I read Introduction to Topology in three stages: as a review of set theory and metric spaces (chapters 1 and 2), then as an introduction to topology (chapter 3), and lastly as a detailed look at two important topological properties, connectedness (chapter 4) and compactness (chapter 5). I had previously read (and reviewed) another book titled Metric Spaces by Victor Bryant, but Mendelson is my first serious look at topology.
My reading of Mendelson - a 200-page text - required about 100 hours, substantially longer than the 40 to 60 hours estimated by an earlier reviewer. No solutions are provided for the section problems, which are generally proofs, not explicit problems.
The first chapter provides a concise overview of set theory and functions that is essential for Mendelson's later chapters on subsequent set-theoretic analysis of metric spaces and topology.
The second chapter is a solid introduction to metric spaces with good discussions on continuity, open balls and neighborhoods, limits from a metric space perspective, open sets and closed sets, subspaces, and equivalence of metric spaces. Chapter 2 concludes with a brief introduction to Hilbert space.
The third chapter introduces topological spaces as a generalization of metric spaces, and many theorems are largely restatements of the metric space theorems derived in chapter 2. I was thankful for this approach.
Mendelson begins chapter 3 by demonstrating that 1) open sets and neighborhoods are preserved in passing from a metric space to its associated topological space and 2) the existence of a one to one correspondence between the collection of all topological spaces and the collection of all neighborhood spaces.
He then reminds us that in a metric space we can say that there are points of a subset A arbitrarily close to a point x if the metric d(x, A) = 0. In characterizing this notion of arbitrary closeness in a topological space, Mendelson introduces the closure of A, the interior of A, and the boundary of A. Other topics included topological functions, continuity, homeomorphism (the equivalence relation), subspaces, and relative topology. The final sections in chapter 3 on products of topological spaces, identification topologies, and categories and functors were more difficult.

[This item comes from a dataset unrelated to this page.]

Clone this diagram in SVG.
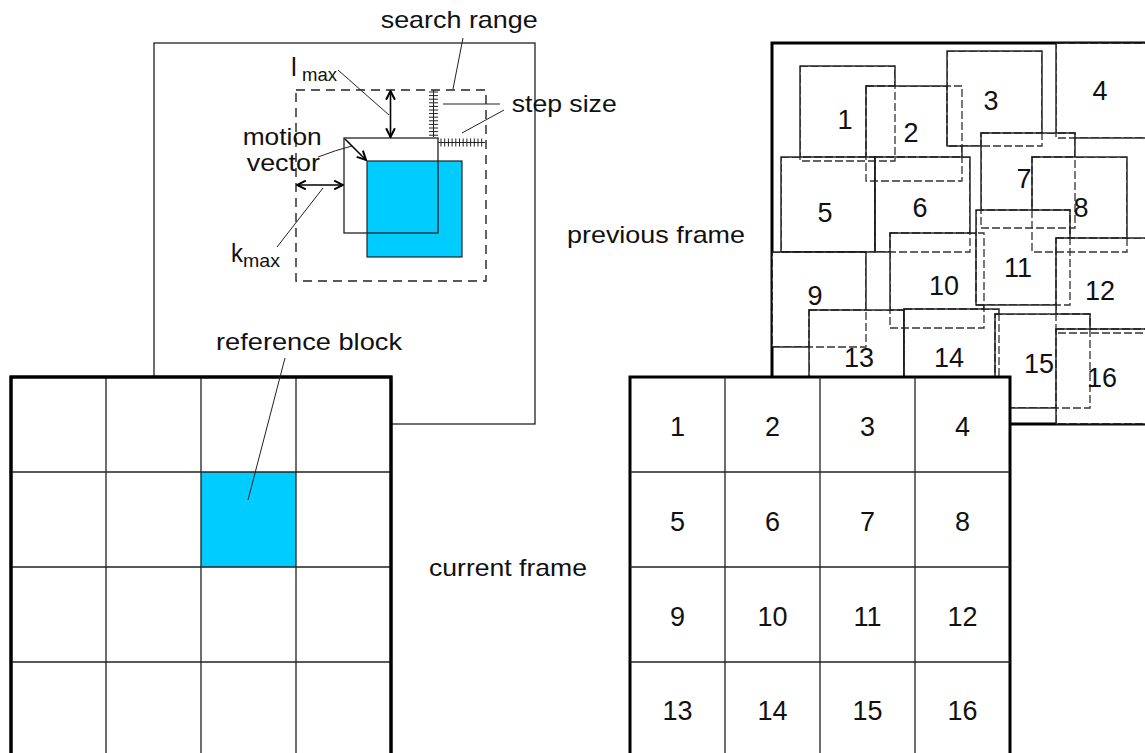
<svg xmlns="http://www.w3.org/2000/svg" width="1145" height="753" viewBox="0 0 1145 753">
  <style>
    text { font-family: "Liberation Sans", Arial, sans-serif; fill: #111; }
    .lbl { font-size: 24px; }
    .sub { font-size: 19px; }
    .num { font-size: 27px; text-anchor: middle; }
    .thin { fill: none; stroke: #222; stroke-width: 1.3; }
    .thick { fill: #fff; stroke: #000; stroke-width: 3; }
    .grid { fill: none; stroke: #222; stroke-width: 1.3; }
    .dash { fill: none; stroke: #222; stroke-width: 1.4; stroke-dasharray: 9 6; }
    .lead { fill: none; stroke: #222; stroke-width: 1; }
    .arrow { fill: none; stroke: #000; stroke-width: 1.6; }
    .tick { fill: none; stroke: #222; stroke-width: 1; }
    .cover { fill: #fff; stroke: none; }
    .edge { fill: none; stroke: #1a1a1a; stroke-width: 1.4; }
    .hid { fill: none; stroke: #333; stroke-width: 1.3; stroke-dasharray: 8 3; }
    .blue { fill: #00CCFF; stroke: #222; stroke-width: 1.2; }
  </style>
  <defs>
    <marker id="head" viewBox="0 0 10 10" refX="9" refY="5" markerWidth="11" markerHeight="11" markerUnits="userSpaceOnUse" orient="auto-start-reverse">
      <path d="M1,1 L9,5 L1,9" fill="none" stroke="#000" stroke-width="1.8"/>
    </marker>
    <!-- outlines of every displaced block, shown dashed wherever a later block covers them -->
    <g id="hid">
      <rect class="hid" x="772" y="43" width="380" height="381"/>
      <rect class="hid" x="800" y="66" width="95" height="95"/>
      <rect class="hid" x="866" y="86" width="96" height="95"/>
      <rect class="hid" x="947" y="51" width="95" height="95"/>
      <rect class="hid" x="1056" y="43" width="95" height="95"/>
      <rect class="hid" x="781" y="157" width="94" height="95"/>
      <rect class="hid" x="875" y="157" width="95" height="95"/>
      <rect class="hid" x="981" y="133" width="94" height="95"/>
      <rect class="hid" x="1032" y="157" width="95" height="95"/>
      <rect class="hid" x="772" y="252" width="94" height="95"/>
      <rect class="hid" x="890" y="233" width="94" height="95"/>
      <rect class="hid" x="976" y="210" width="94" height="95"/>
      <rect class="hid" x="1056" y="238" width="95" height="95"/>
      <rect class="hid" x="809" y="310" width="95" height="95"/>
      <rect class="hid" x="904" y="309" width="95" height="95"/>
      <rect class="hid" x="995" y="314" width="95" height="94"/>
      <rect class="hid" x="1056" y="329" width="95" height="95"/>
    </g>
    <clipPath id="c1"><rect x="800" y="66" width="95" height="95"/></clipPath>
    <clipPath id="c2"><rect x="866" y="86" width="96" height="95"/></clipPath>
    <clipPath id="c3"><rect x="947" y="51" width="95" height="95"/></clipPath>
    <clipPath id="c4"><rect x="1056" y="43" width="95" height="95"/></clipPath>
    <clipPath id="c5"><rect x="781" y="157" width="94" height="95"/></clipPath>
    <clipPath id="c6"><rect x="875" y="157" width="95" height="95"/></clipPath>
    <clipPath id="c7"><rect x="981" y="133" width="94" height="95"/></clipPath>
    <clipPath id="c8"><rect x="1032" y="157" width="95" height="95"/></clipPath>
    <clipPath id="c9"><rect x="772" y="252" width="94" height="95"/></clipPath>
    <clipPath id="c10"><rect x="890" y="233" width="94" height="95"/></clipPath>
    <clipPath id="c11"><rect x="976" y="210" width="94" height="95"/></clipPath>
    <clipPath id="c12"><rect x="1056" y="238" width="95" height="95"/></clipPath>
    <clipPath id="c13"><rect x="809" y="310" width="95" height="95"/></clipPath>
    <clipPath id="c14"><rect x="904" y="309" width="95" height="95"/></clipPath>
    <clipPath id="c15"><rect x="995" y="314" width="95" height="94"/></clipPath>
    <clipPath id="c16"><rect x="1056" y="329" width="95" height="95"/></clipPath>
  </defs>

  <rect width="1145" height="753" fill="#fff"/>

  <!-- search window around the reference block -->
  <g id="search-window">
    <rect class="thin" x="154" y="43" width="381" height="381"/>
  </g>
  <g id="search-range">
    <rect class="dash" x="296" y="90" width="190" height="191"/>
  </g>
  <g id="matched-block">
    <rect class="blue" x="367" y="161" width="95" height="96"/>
  </g>
  <g id="candidate-block">
    <rect class="thin" x="344" y="138" width="94" height="95"/>
  </g>

  <!-- step size rulers -->
  <g id="step-rulers">
    <path class="tick" d="M433.5,90 V137 M429,92 H438 M429,95.6 H438 M429,99.2 H438 M429,102.8 H438 M429,106.4 H438 M429,110 H438 M429,113.6 H438 M429,117.2 H438 M429,120.8 H438 M429,124.4 H438 M429,128 H438 M429,131.6 H438 M429,135.2 H438"/>
    <path class="tick" d="M438,142.5 H485 M441,138.5 V146.5 M444.7,138.5 V146.5 M448.4,138.5 V146.5 M452.1,138.5 V146.5 M455.8,138.5 V146.5 M459.5,138.5 V146.5 M463.2,138.5 V146.5 M466.9,138.5 V146.5 M470.6,138.5 V146.5 M474.3,138.5 V146.5 M478,138.5 V146.5 M481.7,138.5 V146.5"/>
  </g>

  <!-- connectors: dimension arrows and label leaders -->
  <g id="connectors">
    <path class="arrow" d="M390.5,91 V137" marker-start="url(#head)" marker-end="url(#head)"/>
    <path class="arrow" d="M297,185 H343" marker-start="url(#head)" marker-end="url(#head)"/>
    <path class="arrow" d="M345,139 L366,160" marker-end="url(#head)"/>
    <path class="lead" d="M463,38 L453,89"/>
    <path class="lead" d="M338,70 L389,115"/>
    <path class="lead" d="M443,104 H500"/>
    <path class="lead" d="M504,110 L462,133"/>
    <path class="lead" d="M318,157 Q336,150 352,146"/>
    <path class="lead" d="M277,247 L323,188"/>
  </g>

  <!-- labels of the search window -->
  <g id="labels-search">
    <text class="lbl" x="380.7" y="28" textLength="157" lengthAdjust="spacingAndGlyphs">search range</text>
    <text class="lbl" x="511.7" y="112" textLength="105" lengthAdjust="spacingAndGlyphs">step size</text>
    <text class="lbl" x="242.7" y="145" textLength="79" lengthAdjust="spacingAndGlyphs">motion</text>
    <text class="lbl" x="246.7" y="171" textLength="73.3" lengthAdjust="spacingAndGlyphs">vector</text>
    <text x="291" y="76" style="font-size:26px">l</text>
    <text class="sub" x="302" y="81" textLength="35" lengthAdjust="spacingAndGlyphs">max</text>
    <text x="231" y="262" style="font-size:26px" textLength="12" lengthAdjust="spacingAndGlyphs">k</text>
    <text class="sub" x="243" y="267" textLength="37" lengthAdjust="spacingAndGlyphs">max</text>
  </g>

  <!-- current frame (left view) with the reference block -->
  <g id="current-frame-left">
    <rect class="thick" x="11" y="377" width="380" height="380"/>
    <rect fill="#00CCFF" x="201" y="472" width="95" height="95"/>
    <path class="grid" d="M106,377 V757 M201,377 V757 M296,377 V757 M11,472 H391 M11,567 H391 M11,662 H391"/>
    <rect fill="none" stroke="#000" stroke-width="3" x="11" y="377" width="380" height="380"/>
  </g>
  <g id="reference-leader">
    <path class="lead" d="M285,358 L248,500"/>
    <text class="lbl" x="216" y="350" textLength="186" lengthAdjust="spacingAndGlyphs">reference block</text>
  </g>

  <!-- previous frame with the displaced blocks, drawn in order; covered edges become dashed -->
  <g id="previous-frame">
    <rect class="thick" x="772" y="43" width="380" height="381"/>
    <g id="pb1"><rect class="cover" x="800" y="66" width="95" height="95"/><use href="#hid" clip-path="url(#c1)"/><rect class="edge" x="800" y="66" width="95" height="95"/><text class="num" x="845" y="129">1</text></g>
    <g id="pb2"><rect class="cover" x="866" y="86" width="96" height="95"/><use href="#hid" clip-path="url(#c2)"/><rect class="edge" x="866" y="86" width="96" height="95"/><text class="num" x="911" y="142">2</text></g>
    <g id="pb3"><rect class="cover" x="947" y="51" width="95" height="95"/><use href="#hid" clip-path="url(#c3)"/><rect class="edge" x="947" y="51" width="95" height="95"/><text class="num" x="991" y="110">3</text></g>
    <g id="pb4"><rect class="cover" x="1056" y="43" width="95" height="95"/><use href="#hid" clip-path="url(#c4)"/><rect class="edge" x="1056" y="43" width="95" height="95"/><text class="num" x="1100" y="100">4</text></g>
    <g id="pb5"><rect class="cover" x="781" y="157" width="94" height="95"/><use href="#hid" clip-path="url(#c5)"/><rect class="edge" x="781" y="157" width="94" height="95"/><text class="num" x="825" y="222">5</text></g>
    <g id="pb6"><rect class="cover" x="875" y="157" width="95" height="95"/><use href="#hid" clip-path="url(#c6)"/><rect class="edge" x="875" y="157" width="95" height="95"/><text class="num" x="920" y="217">6</text></g>
    <g id="pb7"><rect class="cover" x="981" y="133" width="94" height="95"/><use href="#hid" clip-path="url(#c7)"/><rect class="edge" x="981" y="133" width="94" height="95"/><text class="num" x="1024" y="188">7</text></g>
    <g id="pb8"><rect class="cover" x="1032" y="157" width="95" height="95"/><use href="#hid" clip-path="url(#c8)"/><rect class="edge" x="1032" y="157" width="95" height="95"/><text class="num" x="1081" y="217">8</text></g>
    <g id="pb9"><rect class="cover" x="772" y="252" width="94" height="95"/><use href="#hid" clip-path="url(#c9)"/><rect class="edge" x="772" y="252" width="94" height="95"/><text class="num" x="815" y="305">9</text></g>
    <g id="pb10"><rect class="cover" x="890" y="233" width="94" height="95"/><use href="#hid" clip-path="url(#c10)"/><rect class="edge" x="890" y="233" width="94" height="95"/><text class="num" x="944" y="295">10</text></g>
    <g id="pb11"><rect class="cover" x="976" y="210" width="94" height="95"/><use href="#hid" clip-path="url(#c11)"/><rect class="edge" x="976" y="210" width="94" height="95"/><text class="num" x="1018" y="277">11</text></g>
    <g id="pb12"><rect class="cover" x="1056" y="238" width="95" height="95"/><use href="#hid" clip-path="url(#c12)"/><rect class="edge" x="1056" y="238" width="95" height="95"/><text class="num" x="1100" y="300">12</text></g>
    <g id="pb13"><rect class="cover" x="809" y="310" width="95" height="95"/><use href="#hid" clip-path="url(#c13)"/><rect class="edge" x="809" y="310" width="95" height="95"/><text class="num" x="859" y="367">13</text></g>
    <g id="pb14"><rect class="cover" x="904" y="309" width="95" height="95"/><use href="#hid" clip-path="url(#c14)"/><rect class="edge" x="904" y="309" width="95" height="95"/><text class="num" x="949" y="367">14</text></g>
    <g id="pb15"><rect class="cover" x="995" y="314" width="95" height="94"/><use href="#hid" clip-path="url(#c15)"/><rect class="edge" x="995" y="314" width="95" height="94"/><text class="num" x="1039" y="373">15</text></g>
    <g id="pb16"><rect class="cover" x="1056" y="329" width="95" height="95"/><use href="#hid" clip-path="url(#c16)"/><rect class="edge" x="1056" y="329" width="95" height="95"/><text class="num" x="1102" y="387">16</text></g>
  </g>

  <!-- current frame (right view) with numbered blocks -->
  <g id="current-frame-right">
    <rect class="thick" x="630" y="377" width="380" height="380"/>
    <path class="grid" d="M725,377 V757 M820,377 V757 M915,377 V757 M630,472 H1010 M630,567 H1010 M630,662 H1010"/>
    <g id="cf-numbers">
      <text class="num" x="677.5" y="436">1</text>
      <text class="num" x="772.5" y="436">2</text>
      <text class="num" x="867.5" y="436">3</text>
      <text class="num" x="962.5" y="436">4</text>
      <text class="num" x="677.5" y="531">5</text>
      <text class="num" x="772.5" y="531">6</text>
      <text class="num" x="867.5" y="531">7</text>
      <text class="num" x="962.5" y="531">8</text>
      <text class="num" x="677.5" y="626">9</text>
      <text class="num" x="772.5" y="626">10</text>
      <text class="num" x="867.5" y="626">11</text>
      <text class="num" x="962.5" y="626">12</text>
      <text class="num" x="677.5" y="720">13</text>
      <text class="num" x="772.5" y="720">14</text>
      <text class="num" x="867.5" y="720">15</text>
      <text class="num" x="962.5" y="720">16</text>
    </g>
  </g>

  <g id="frame-labels">
    <text class="lbl" x="567" y="243" textLength="178" lengthAdjust="spacingAndGlyphs">previous frame</text>
    <text class="lbl" x="429" y="576" textLength="158" lengthAdjust="spacingAndGlyphs">current frame</text>
  </g>
</svg>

In chapter 4 the initial sections (connectedness on the real line, the intermediate value theorem, and fixed point theorems) were largely familiar. But thereafter I became bogged down with the discussions of path-connected topological spaces, especially with the longer proofs involving the concepts of homotopic paths, the fundamental group, and simple connectedness.
Chapter 5, titled Compactness, was even more abstract and difficult, with topics like coverings, finite coverings, subcoverings, compactness, compactness on the real line, products of compact spaces, compact metric spaces, the Lebesgue number, the Bolzano-Weierstrass property, and countability. Perhaps, a reader more familiar with analysis would have less difficulty with the last two chapters.

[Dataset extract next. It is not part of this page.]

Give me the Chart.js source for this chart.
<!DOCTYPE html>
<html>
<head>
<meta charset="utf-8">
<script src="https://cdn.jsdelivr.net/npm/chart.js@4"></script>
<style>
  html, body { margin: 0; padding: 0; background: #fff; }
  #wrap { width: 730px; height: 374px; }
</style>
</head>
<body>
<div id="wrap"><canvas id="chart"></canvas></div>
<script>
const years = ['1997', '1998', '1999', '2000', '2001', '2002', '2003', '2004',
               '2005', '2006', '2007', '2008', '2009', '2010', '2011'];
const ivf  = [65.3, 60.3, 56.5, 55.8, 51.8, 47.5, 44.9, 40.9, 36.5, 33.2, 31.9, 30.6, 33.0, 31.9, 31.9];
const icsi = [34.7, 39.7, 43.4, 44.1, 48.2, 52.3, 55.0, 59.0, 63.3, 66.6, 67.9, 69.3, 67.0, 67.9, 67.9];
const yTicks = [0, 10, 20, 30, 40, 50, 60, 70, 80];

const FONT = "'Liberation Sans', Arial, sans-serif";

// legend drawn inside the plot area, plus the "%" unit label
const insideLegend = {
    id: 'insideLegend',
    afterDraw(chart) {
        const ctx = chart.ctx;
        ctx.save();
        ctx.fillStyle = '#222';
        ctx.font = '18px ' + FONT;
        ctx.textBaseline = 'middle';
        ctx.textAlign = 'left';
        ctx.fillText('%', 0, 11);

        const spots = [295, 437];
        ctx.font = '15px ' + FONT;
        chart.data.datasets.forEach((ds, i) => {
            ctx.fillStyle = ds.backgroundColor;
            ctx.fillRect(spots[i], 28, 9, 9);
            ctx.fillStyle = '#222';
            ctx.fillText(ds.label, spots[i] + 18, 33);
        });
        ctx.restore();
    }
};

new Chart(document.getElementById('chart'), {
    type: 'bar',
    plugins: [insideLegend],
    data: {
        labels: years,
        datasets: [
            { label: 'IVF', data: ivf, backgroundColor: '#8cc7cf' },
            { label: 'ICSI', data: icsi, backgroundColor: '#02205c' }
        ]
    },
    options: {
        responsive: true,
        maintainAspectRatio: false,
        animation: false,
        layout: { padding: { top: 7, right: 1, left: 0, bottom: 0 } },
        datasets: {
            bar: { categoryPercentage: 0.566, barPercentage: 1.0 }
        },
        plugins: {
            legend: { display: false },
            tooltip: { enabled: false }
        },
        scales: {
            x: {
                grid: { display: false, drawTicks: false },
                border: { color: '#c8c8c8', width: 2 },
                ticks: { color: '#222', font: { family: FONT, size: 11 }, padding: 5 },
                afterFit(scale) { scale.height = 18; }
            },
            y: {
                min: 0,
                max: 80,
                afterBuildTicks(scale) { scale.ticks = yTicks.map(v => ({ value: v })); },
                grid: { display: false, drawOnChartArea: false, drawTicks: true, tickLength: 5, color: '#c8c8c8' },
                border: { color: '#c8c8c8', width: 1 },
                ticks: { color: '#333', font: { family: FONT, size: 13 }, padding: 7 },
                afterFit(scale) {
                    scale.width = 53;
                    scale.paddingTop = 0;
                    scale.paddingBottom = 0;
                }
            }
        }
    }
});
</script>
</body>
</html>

In summary, Introduction to Topology is quite useful for self-study. Mendelson's short text was intended for a one-semester undergraduate course, and it is thereby ideal for readers that either require a basic introduction to topology, or need a quick review of material previously studied. The last two chapters on connectedness and compactness are substantially more difficult, but are still accessible to the persistent reader.